WSJ: Pressured to State Facts, Schools Give Excuses and Questionable Data

There is a good article in today’s WSJ: http://online.wsj.com/public/page/reader-comments.html?baseDocId=SB10001424052702303546204579435050684294642&headline=Colleges%20Are%20Tested%20by%20Push%20to%20Prove%20Graduates’%20Career%20Success

I commented as follows:

from my experience as a former professor (I taught math at Wsshington University
at St. Louis.), I read the opening paragraphs of this article as follows:

“Marketing and sales departments of universities tout their schools  qualities, but are unwilling to release data that substantiate their claims, giving various excuses.”

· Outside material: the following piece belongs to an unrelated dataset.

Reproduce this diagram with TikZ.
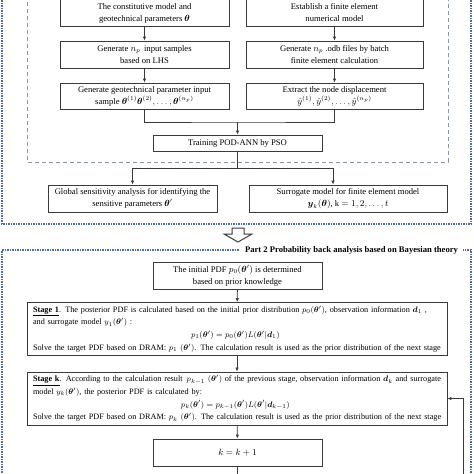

I can also point to an example of how much these marketing departments (euphemistically called “Admissions” or “University Reach”, etc…) rely on the naive trust that their customers (once quaintly called “students”) and their parents put into the fact that they represent aUNIVERSITY. Here it is.

In Washiington University’s Spring 2013 issue of  “Engineering Momentum” (http://engineering.wustl.edu/contentfiles/marketing/Engineering%20Momentum%20Spring%202013.pdf)  the university wrote (on page 3) that “…the average SAT…math scores … for  admitted undergraduate students…” in 2013 was 762. Quite a high number, but when  I called the magazine to ask for the number for the students who actually  ENROLLED, I was told that they do have the number but aren’t allowed to give it  out. (For more see the post “What the Engineering School at Washington  University in St. Louis Wants You to Know – And What It DOESN’T Want You To Know” on my blog www,inside-higher-ed.com

My warning: Buyer beware, even of the numbers that schools do give out. The example of Iona in this article is not isolated, nor is the Washington University example I give.”